[Start GIVEN MATERIAL]
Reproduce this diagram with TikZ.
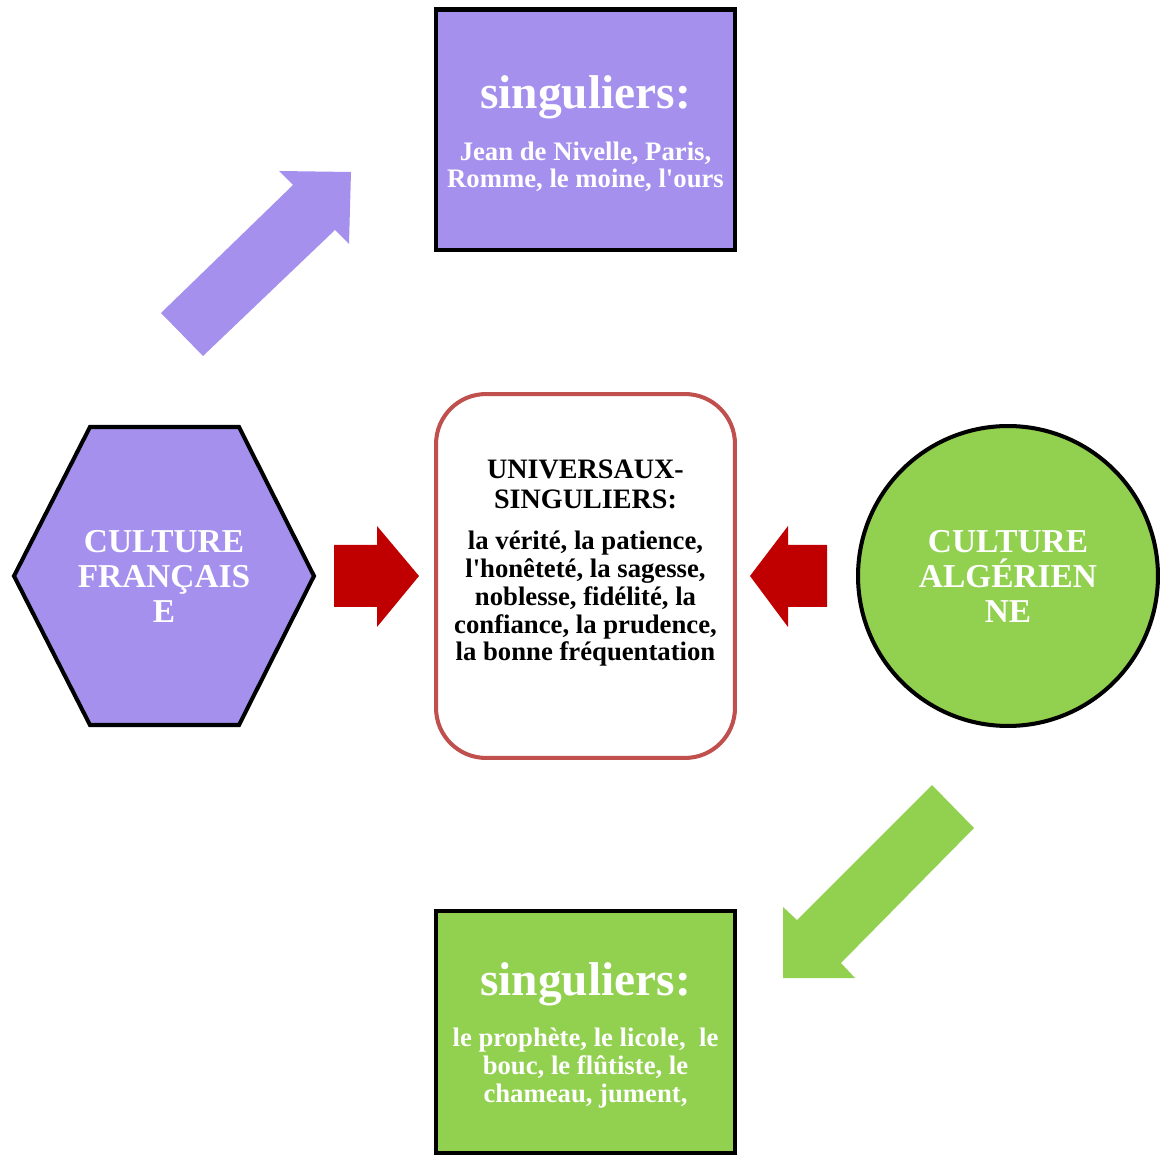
\documentclass[tikz,border=0pt]{standalone}
\usepackage{fontspec}
\setmainfont{Liberation Serif}[Ligatures=TeXOff]
\definecolor{lilas}{HTML}{A591ED}
\definecolor{vert}{HTML}{92D050}
\definecolor{rouge}{HTML}{C00000}
\definecolor{brique}{HTML}{C0504D}

\begin{document}
\begin{tikzpicture}
   [
      x=0.02cm, y=-0.02cm,
      box/.style={rectangle, draw=black, line width=2.3pt, inner sep=0pt,
      minimum width=5.98cm, minimum height=4.82cm},
      title/.style={text=white, inner sep=0pt, anchor=base,
      font=\bfseries\fontsize{27}{30}\selectfont},
      body/.style={align=center, inner sep=0pt, anchor=base,
      font=\bfseries\fontsize{15.2}{15.9}\selectfont},
      culture/.style={text=white, align=center, inner sep=0pt, anchor=base,
      font=\bfseries\fontsize{19}{20.2}\selectfont},
      blockarrow/.style={fill=#1, draw=none}
   ]
   \useasboundingbox (0,0) rectangle (1161,1155);

   % boites des singuliers
   \node[box, fill=lilas] (singfr) at (585.5,130) {};
   \node[title] (titrefr) at (585.5,109) {singuliers:};
   \node[body, text=white] (listefr) at (585.5,188)
      {Jean de Nivelle, Paris,\\Romme, le moine, l'ours};

   \node[box, fill=vert, minimum height=4.84cm] (singalg) at (585.5,1032) {};
   \node[title] (titrealg) at (585.5,995) {singuliers:};
   \node[body, text=white] (listealg) at (585.5,1102)
      {le prophète, le licole,\ \ le\\bouc, le flûtiste, le\\chameau, jument,};

   % universaux
   \node[rectangle, rounded corners=1cm, draw=brique, line width=2.3pt,
      fill=white, minimum width=5.98cm, minimum height=7.28cm] (univ)
      at (585.5,576) {};
   \node[body, font=\bfseries\fontsize{16}{17.1}\selectfont] (titreuniv)
      at (585.5,509) {UNIVERSAUX-\\SINGULIERS:};
   \node[body] (listeuniv) at (585.5,661)
      {la vérité, la patience,\\l'honêteté, la sagesse,\\noblesse, fidélité, la\\
      confiance, la prudence,\\la bonne fréquentation};

   % cultures
   \draw[fill=lilas, line width=2.3pt]
      (14,576) -- (90,427) -- (239,427) -- (314,576) -- (239,725) -- (90,725)
      -- cycle;
   \node[culture] (cultfr) at (164,623) {CULTURE\\FRANÇAIS\\E};

   \node[circle, draw=black, fill=vert, line width=2.3pt, minimum size=6cm,
      inner sep=0pt] (cercalg) at (1008,576) {};
   \node[culture] (cultalg) at (1008,623) {CULTURE\\ALGÉRIEN\\NE};

   % fleches
   \fill[blockarrow=lilas] (161,313) -- (293,185) -- (279,171) -- (351,172)
      -- (349,244) -- (335,230) -- (203,356) -- cycle;
   \fill[blockarrow=vert] (932,785) -- (797,920) -- (783,907) -- (783,978)
      -- (855,978) -- (841,963) -- (974,828) -- cycle;
   \fill[blockarrow=rouge] (334,545) -- (377,545) -- (377,526) -- (419,576)
      -- (377,627) -- (377,607) -- (334,607) -- cycle;
   \fill[blockarrow=rouge] (827,545) -- (788,545) -- (788,526) -- (750,576)
      -- (788,627) -- (788,607) -- (827,607) -- cycle;
\end{tikzpicture}
\end{document}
[End GIVEN MATERIAL]
## DIRECTIONS FOR THIS TASK
Restate the full listing verbatim and drop every picture.

## TASK RESULT
Reproduce this diagram with TikZ.
\documentclass[tikz,border=0pt]{standalone}
\usepackage{fontspec}
\setmainfont{Liberation Serif}[Ligatures=TeXOff]
\definecolor{lilas}{HTML}{A591ED}
\definecolor{vert}{HTML}{92D050}
\definecolor{rouge}{HTML}{C00000}
\definecolor{brique}{HTML}{C0504D}

\begin{document}
\begin{tikzpicture}
   [
      x=0.02cm, y=-0.02cm,
      box/.style={rectangle, draw=black, line width=2.3pt, inner sep=0pt,
      minimum width=5.98cm, minimum height=4.82cm},
      title/.style={text=white, inner sep=0pt, anchor=base,
      font=\bfseries\fontsize{27}{30}\selectfont},
      body/.style={align=center, inner sep=0pt, anchor=base,
      font=\bfseries\fontsize{15.2}{15.9}\selectfont},
      culture/.style={text=white, align=center, inner sep=0pt, anchor=base,
      font=\bfseries\fontsize{19}{20.2}\selectfont},
      blockarrow/.style={fill=#1, draw=none}
   ]
   \useasboundingbox (0,0) rectangle (1161,1155);

   % boites des singuliers
   \node[box, fill=lilas] (singfr) at (585.5,130) {};
   \node[title] (titrefr) at (585.5,109) {singuliers:};
   \node[body, text=white] (listefr) at (585.5,188)
      {Jean de Nivelle, Paris,\\Romme, le moine, l'ours};

   \node[box, fill=vert, minimum height=4.84cm] (singalg) at (585.5,1032) {};
   \node[title] (titrealg) at (585.5,995) {singuliers:};
   \node[body, text=white] (listealg) at (585.5,1102)
      {le prophète, le licole,\ \ le\\bouc, le flûtiste, le\\chameau, jument,};

   % universaux
   \node[rectangle, rounded corners=1cm, draw=brique, line width=2.3pt,
      fill=white, minimum width=5.98cm, minimum height=7.28cm] (univ)
      at (585.5,576) {};
   \node[body, font=\bfseries\fontsize{16}{17.1}\selectfont] (titreuniv)
      at (585.5,509) {UNIVERSAUX-\\SINGULIERS:};
   \node[body] (listeuniv) at (585.5,661)
      {la vérité, la patience,\\l'honêteté, la sagesse,\\noblesse, fidélité, la\\
      confiance, la prudence,\\la bonne fréquentation};

   % cultures
   \draw[fill=lilas, line width=2.3pt]
      (14,576) -- (90,427) -- (239,427) -- (314,576) -- (239,725) -- (90,725)
      -- cycle;
   \node[culture] (cultfr) at (164,623) {CULTURE\\FRANÇAIS\\E};

   \node[circle, draw=black, fill=vert, line width=2.3pt, minimum size=6cm,
      inner sep=0pt] (cercalg) at (1008,576) {};
   \node[culture] (cultalg) at (1008,623) {CULTURE\\ALGÉRIEN\\NE};

   % fleches
   \fill[blockarrow=lilas] (161,313) -- (293,185) -- (279,171) -- (351,172)
      -- (349,244) -- (335,230) -- (203,356) -- cycle;
   \fill[blockarrow=vert] (932,785) -- (797,920) -- (783,907) -- (783,978)
      -- (855,978) -- (841,963) -- (974,828) -- cycle;
   \fill[blockarrow=rouge] (334,545) -- (377,545) -- (377,526) -- (419,576)
      -- (377,627) -- (377,607) -- (334,607) -- cycle;
   \fill[blockarrow=rouge] (827,545) -- (788,545) -- (788,526) -- (750,576)
      -- (788,627) -- (788,607) -- (827,607) -- cycle;
\end{tikzpicture}
\end{document}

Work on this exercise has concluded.